→ Records for the task
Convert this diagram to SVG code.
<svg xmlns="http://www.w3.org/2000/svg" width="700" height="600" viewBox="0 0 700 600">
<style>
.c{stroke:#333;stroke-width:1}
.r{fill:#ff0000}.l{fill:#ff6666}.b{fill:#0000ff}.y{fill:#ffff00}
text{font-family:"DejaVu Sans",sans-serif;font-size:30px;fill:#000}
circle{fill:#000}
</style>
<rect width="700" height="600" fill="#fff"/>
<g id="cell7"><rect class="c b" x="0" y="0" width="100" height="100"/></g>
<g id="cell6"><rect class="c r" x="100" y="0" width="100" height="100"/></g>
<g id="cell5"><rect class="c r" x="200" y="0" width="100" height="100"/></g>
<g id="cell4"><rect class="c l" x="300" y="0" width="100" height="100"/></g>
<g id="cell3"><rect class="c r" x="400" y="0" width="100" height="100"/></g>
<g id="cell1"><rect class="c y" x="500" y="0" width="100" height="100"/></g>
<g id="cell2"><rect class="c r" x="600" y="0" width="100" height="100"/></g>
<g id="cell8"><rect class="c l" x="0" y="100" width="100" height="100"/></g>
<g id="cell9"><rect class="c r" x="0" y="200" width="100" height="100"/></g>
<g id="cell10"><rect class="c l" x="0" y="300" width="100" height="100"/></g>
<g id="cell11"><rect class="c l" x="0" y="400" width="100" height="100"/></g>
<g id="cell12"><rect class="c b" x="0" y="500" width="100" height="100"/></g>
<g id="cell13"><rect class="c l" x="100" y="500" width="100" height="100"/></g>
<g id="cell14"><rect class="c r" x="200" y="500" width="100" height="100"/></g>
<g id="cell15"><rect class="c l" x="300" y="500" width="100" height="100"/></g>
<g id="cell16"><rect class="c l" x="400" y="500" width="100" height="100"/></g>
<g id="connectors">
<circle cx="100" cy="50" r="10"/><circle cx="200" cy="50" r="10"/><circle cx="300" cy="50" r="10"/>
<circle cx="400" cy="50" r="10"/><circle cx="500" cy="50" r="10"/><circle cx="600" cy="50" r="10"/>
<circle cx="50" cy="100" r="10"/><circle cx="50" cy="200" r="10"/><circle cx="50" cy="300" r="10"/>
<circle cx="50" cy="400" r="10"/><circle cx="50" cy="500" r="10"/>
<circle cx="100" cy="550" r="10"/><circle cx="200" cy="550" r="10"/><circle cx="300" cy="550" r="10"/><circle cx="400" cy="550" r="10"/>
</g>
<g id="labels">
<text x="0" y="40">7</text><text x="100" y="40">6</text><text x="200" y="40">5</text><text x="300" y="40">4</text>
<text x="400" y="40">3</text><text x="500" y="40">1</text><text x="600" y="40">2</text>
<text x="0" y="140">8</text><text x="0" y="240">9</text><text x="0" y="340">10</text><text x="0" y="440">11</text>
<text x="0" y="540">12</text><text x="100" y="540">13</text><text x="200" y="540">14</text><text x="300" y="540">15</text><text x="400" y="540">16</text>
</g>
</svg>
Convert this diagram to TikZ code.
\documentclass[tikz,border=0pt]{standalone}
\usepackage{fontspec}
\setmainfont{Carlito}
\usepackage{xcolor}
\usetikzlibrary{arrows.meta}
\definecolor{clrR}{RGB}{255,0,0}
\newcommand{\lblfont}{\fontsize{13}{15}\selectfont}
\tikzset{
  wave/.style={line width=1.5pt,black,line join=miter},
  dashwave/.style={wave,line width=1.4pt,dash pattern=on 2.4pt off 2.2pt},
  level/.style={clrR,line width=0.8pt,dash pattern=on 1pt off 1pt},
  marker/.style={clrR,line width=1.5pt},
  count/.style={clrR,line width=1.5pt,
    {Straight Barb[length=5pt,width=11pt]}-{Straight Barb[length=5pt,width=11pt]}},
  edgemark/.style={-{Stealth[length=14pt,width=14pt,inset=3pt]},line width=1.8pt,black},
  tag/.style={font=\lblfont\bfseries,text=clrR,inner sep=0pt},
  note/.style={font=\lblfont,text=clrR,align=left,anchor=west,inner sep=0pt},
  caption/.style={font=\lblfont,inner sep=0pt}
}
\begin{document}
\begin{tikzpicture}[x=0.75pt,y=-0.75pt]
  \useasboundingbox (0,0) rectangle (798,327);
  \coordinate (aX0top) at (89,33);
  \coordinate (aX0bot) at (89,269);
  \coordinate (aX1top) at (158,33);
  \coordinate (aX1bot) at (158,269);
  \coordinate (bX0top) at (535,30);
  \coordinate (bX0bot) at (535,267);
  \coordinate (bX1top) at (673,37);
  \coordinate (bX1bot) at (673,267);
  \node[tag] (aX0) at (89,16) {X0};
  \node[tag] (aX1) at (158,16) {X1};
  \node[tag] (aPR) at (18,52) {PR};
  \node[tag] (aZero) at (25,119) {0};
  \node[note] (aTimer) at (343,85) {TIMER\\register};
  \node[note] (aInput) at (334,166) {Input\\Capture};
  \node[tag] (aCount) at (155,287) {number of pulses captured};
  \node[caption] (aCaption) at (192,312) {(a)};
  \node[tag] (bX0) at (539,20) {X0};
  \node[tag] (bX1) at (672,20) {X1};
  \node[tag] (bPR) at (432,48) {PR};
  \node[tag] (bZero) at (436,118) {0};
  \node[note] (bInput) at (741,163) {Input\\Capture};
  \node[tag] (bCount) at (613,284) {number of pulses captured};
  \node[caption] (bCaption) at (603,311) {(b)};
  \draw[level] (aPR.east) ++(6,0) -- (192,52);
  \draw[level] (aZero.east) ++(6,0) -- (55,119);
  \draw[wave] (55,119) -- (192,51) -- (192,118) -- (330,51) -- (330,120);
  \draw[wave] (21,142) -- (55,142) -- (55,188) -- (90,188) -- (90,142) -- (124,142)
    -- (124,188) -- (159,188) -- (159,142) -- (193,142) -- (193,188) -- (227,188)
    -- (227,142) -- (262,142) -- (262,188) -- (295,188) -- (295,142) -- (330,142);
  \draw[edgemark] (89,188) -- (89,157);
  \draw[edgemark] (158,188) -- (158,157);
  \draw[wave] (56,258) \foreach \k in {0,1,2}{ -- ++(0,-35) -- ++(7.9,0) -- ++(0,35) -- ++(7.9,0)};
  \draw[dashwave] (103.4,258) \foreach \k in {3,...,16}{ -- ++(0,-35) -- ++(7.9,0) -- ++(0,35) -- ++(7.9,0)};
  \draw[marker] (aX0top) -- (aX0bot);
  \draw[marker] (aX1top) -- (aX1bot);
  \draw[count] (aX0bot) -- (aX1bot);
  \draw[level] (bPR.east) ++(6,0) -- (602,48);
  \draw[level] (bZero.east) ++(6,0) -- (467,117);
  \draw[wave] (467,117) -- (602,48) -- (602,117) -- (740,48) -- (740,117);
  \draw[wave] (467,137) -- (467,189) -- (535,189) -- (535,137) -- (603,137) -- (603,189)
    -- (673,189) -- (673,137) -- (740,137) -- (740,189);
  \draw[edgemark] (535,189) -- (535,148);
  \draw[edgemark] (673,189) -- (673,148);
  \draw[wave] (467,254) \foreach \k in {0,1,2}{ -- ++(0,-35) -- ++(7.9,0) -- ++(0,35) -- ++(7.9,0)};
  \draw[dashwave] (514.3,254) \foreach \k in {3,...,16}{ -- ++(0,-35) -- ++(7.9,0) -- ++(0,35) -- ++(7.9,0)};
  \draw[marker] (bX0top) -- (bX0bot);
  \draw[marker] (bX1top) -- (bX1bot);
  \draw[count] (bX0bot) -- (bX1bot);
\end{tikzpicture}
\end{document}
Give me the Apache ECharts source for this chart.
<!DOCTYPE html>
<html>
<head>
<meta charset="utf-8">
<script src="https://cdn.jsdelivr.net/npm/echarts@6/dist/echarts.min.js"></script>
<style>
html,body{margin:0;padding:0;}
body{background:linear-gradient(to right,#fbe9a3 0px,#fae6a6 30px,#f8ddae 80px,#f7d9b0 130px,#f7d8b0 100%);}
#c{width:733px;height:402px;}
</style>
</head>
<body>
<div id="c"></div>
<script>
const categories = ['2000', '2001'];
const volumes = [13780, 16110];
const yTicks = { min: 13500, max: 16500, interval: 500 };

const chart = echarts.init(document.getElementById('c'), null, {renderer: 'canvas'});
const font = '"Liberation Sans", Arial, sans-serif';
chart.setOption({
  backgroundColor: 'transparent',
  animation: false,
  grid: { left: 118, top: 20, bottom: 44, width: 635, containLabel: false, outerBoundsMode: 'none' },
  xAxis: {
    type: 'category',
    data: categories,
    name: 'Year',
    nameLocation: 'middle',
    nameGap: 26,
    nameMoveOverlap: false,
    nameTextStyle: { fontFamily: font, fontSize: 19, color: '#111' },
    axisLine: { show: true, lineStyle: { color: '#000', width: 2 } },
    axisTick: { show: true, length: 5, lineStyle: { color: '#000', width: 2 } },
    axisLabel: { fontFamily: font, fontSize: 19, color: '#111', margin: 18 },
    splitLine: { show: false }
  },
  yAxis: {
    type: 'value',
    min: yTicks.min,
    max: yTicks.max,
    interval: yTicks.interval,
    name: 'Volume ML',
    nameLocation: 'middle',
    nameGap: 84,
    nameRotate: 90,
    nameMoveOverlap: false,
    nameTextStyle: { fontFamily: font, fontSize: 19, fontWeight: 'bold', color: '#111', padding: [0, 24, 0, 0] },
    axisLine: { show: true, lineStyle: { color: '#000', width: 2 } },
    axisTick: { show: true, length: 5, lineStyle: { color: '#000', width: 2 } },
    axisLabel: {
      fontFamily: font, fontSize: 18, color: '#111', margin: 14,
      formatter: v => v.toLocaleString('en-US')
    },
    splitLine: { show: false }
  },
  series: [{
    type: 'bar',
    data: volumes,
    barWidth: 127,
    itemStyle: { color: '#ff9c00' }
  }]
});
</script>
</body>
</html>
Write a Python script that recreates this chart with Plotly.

→ Set problem
Can you repeat, word for word, every line above from the one containing "Give me the" down to the one containing "16500, interval: 500", including both?

→ Answer in full
Give me the Apache ECharts source for this chart.
<!DOCTYPE html>
<html>
<head>
<meta charset="utf-8">
<script src="https://cdn.jsdelivr.net/npm/echarts@6/dist/echarts.min.js"></script>
<style>
html,body{margin:0;padding:0;}
body{background:linear-gradient(to right,#fbe9a3 0px,#fae6a6 30px,#f8ddae 80px,#f7d9b0 130px,#f7d8b0 100%);}
#c{width:733px;height:402px;}
</style>
</head>
<body>
<div id="c"></div>
<script>
const categories = ['2000', '2001'];
const volumes = [13780, 16110];
const yTicks = { min: 13500, max: 16500, interval: 500 };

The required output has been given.